У поэтов, не рассчитывавших на публикацию, блокада разнообразна: безобразна и прекрасна (иногда одновременно) и полна противоречий, как в случае блокады Крандиевской, у которой она предстает странно, мучительно человеческой, своей и особой, полной ощущения адской самостоятельности и понимания адского быта.
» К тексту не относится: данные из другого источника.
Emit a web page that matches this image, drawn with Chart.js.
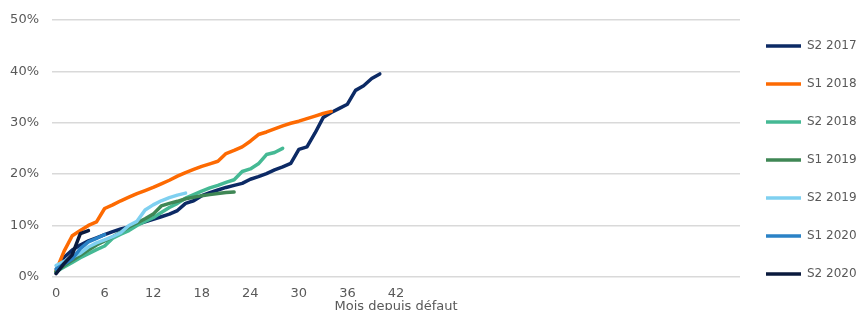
<!DOCTYPE html>
<html>
<head>
<meta charset="utf-8">
<script src="https://cdn.jsdelivr.net/npm/chart.js@4/dist/chart.umd.min.js"></script>
<style>
  html, body { margin: 0; padding: 0; background: #fff; overflow: hidden; }
  #wrap { width: 857px; height: 320px; }
</style>
</head>
<body>
<div id="wrap"><canvas id="myChart"></canvas></div>
<script>
// cumulative recovery rate (%) by months since default, one list per cohort
const seriesNames = ['S2 2017', 'S1 2018', 'S2 2018', 'S1 2019', 'S2 2019', 'S1 2020', 'S2 2020'];
const seriesColors = ['#0c2a65', '#fd6a02', '#45b994', '#3f8755', '#7fd0f0', '#2a82c6', '#0a1a3d'];

const s2_2017 = [0.8, 3.8, 5.2, 6.2, 7.0, 7.6, 8.2, 8.8, 9.3, 9.7, 10.2, 10.7, 11.2, 11.7, 12.2, 12.9,
  14.3, 14.8, 15.8, 16.4, 16.9, 17.4, 17.8, 18.2, 19.0, 19.5, 20.1, 20.8, 21.4, 22.1, 24.8, 25.3,
  28.0, 31.0, 32.0, 32.8, 33.6, 36.3, 37.2, 38.6, 39.5];
const s1_2018 = [1.2, 5.0, 8.0, 9.0, 10.0, 10.7, 13.3, 14.0, 14.8, 15.5, 16.2, 16.8, 17.4, 18.1, 18.8,
  19.6, 20.3, 20.9, 21.5, 22.0, 22.5, 24.0, 24.6, 25.3, 26.4, 27.7, 28.2, 28.8, 29.4, 29.9, 30.3,
  30.8, 31.3, 31.8, 32.2];
const s2_2018 = [1.0, 1.9, 2.8, 3.7, 4.5, 5.3, 6.0, 7.5, 8.3, 9.0, 10.0, 10.8, 11.5, 12.5, 13.5, 14.3,
  15.3, 16.0, 16.7, 17.3, 17.8, 18.4, 18.9, 20.5, 21.0, 22.0, 23.8, 24.2, 25.0];
const s1_2019 = [1.0, 2.2, 3.2, 4.2, 5.2, 6.2, 7.0, 7.8, 8.7, 9.7, 10.5, 11.3, 12.2, 13.8, 14.3, 14.7,
  15.2, 15.5, 15.8, 16.0, 16.2, 16.4, 16.5];
const s2_2019 = [2.2, 3.0, 3.8, 4.6, 5.8, 6.6, 7.2, 7.8, 8.6, 10.0, 10.8, 13.0, 14.0, 14.8, 15.4, 15.9, 16.3];
const s1_2020 = [1.5, 2.5, 3.5, 5.5, 6.8, 7.5, 8.2];
const s2_2020 = [0.6, 2.6, 4.3, 8.4, 9.0];

const allSeries = [s2_2017, s1_2018, s2_2018, s1_2019, s2_2019, s1_2020, s2_2020];
const xTicks = [0, 6, 12, 18, 24, 30, 36, 42];

const datasets = [];
for (let i = 0; i < allSeries.length; i++) {
  datasets.push({
    label: seriesNames[i],
    data: allSeries[i].map((v, m) => ({x: m, y: v})),
    borderColor: seriesColors[i],
    backgroundColor: seriesColors[i],
    borderWidth: 3.5,
    borderCapStyle: 'round',
    borderJoinStyle: 'round',
    pointRadius: 0,
    tension: 0,
    order: allSeries.length - 1 - i
  });
}

const ctx = document.getElementById('myChart');

new Chart(ctx, {
  type: 'line',
  data: { datasets: datasets },
  options: {
    responsive: true,
    maintainAspectRatio: false,
    animation: false,
    layout: { padding: 0 },
    plugins: {
      tooltip: { enabled: false },
      legend: {
        position: 'right',
        maxWidth: 117,
        labels: {
          usePointStyle: true,
          pointStyle: 'line',
          pointStyleWidth: 35,
          padding: 26,
          color: '#595959',
          font: { family: 'DejaVu Sans', size: 12 },
          sort: (a, b) => a.datasetIndex - b.datasetIndex
        }
      }
    },
    scales: {
      x: {
        type: 'linear',
        min: -0.5,
        max: 84.5,
        afterBuildTicks: (scale) => {
          scale.ticks = xTicks.map(v => ({value: v}));
        },
        grid: { display: false, drawTicks: false },
        border: { display: false },
        ticks: {
          padding: 9,
          color: '#595959',
          maxRotation: 0,
          font: { family: 'DejaVu Sans', size: 13 }
        },
        title: {
          display: true,
          text: 'Mois depuis défaut',
          color: '#595959',
          padding: { top: -12, bottom: 6 },
          font: { family: 'DejaVu Sans', size: 13 }
        }
      },
      y: {
        min: 0,
        max: 50,
        afterFit: (scale) => {
          scale.paddingTop = 20;
          scale.width = 52;
        },
        grid: { color: '#d9d9d9', lineWidth: 1.5, drawTicks: false },
        border: { display: false },
        ticks: {
          stepSize: 10,
          padding: 13,
          color: '#595959',
          font: { family: 'DejaVu Sans', size: 13 },
          callback: (v) => v + '%'
        }
      }
    }
  }
});
</script>
</body>
</html>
Естественно, исследование блокадной поэзии есть исследование поэзии советской: блокада становится призмой, в которой сходятся и обостряются лучи советской литературной ситуации. Еще одной первоочередной задачей является наблюдение за тем, как были связаны официальная и неофициальная блокадная поэзия, нарушение и усложнение идеи абсолютной отделенности одного вида письма от другого: при всей их различности, два эти вида блокадного письма находятся в режиме постоянной негоциации, постоянного, если угодно, сотрудничества, внимания друг к другу. Каждый блокадный автор оказывался в контакте с властью, полная несвязность с ней, невидимость была, конечно, невозможна: все эти авторы и все эти способы письма были официальными и неофициальными одновременно, пусть и в радикально разной степени.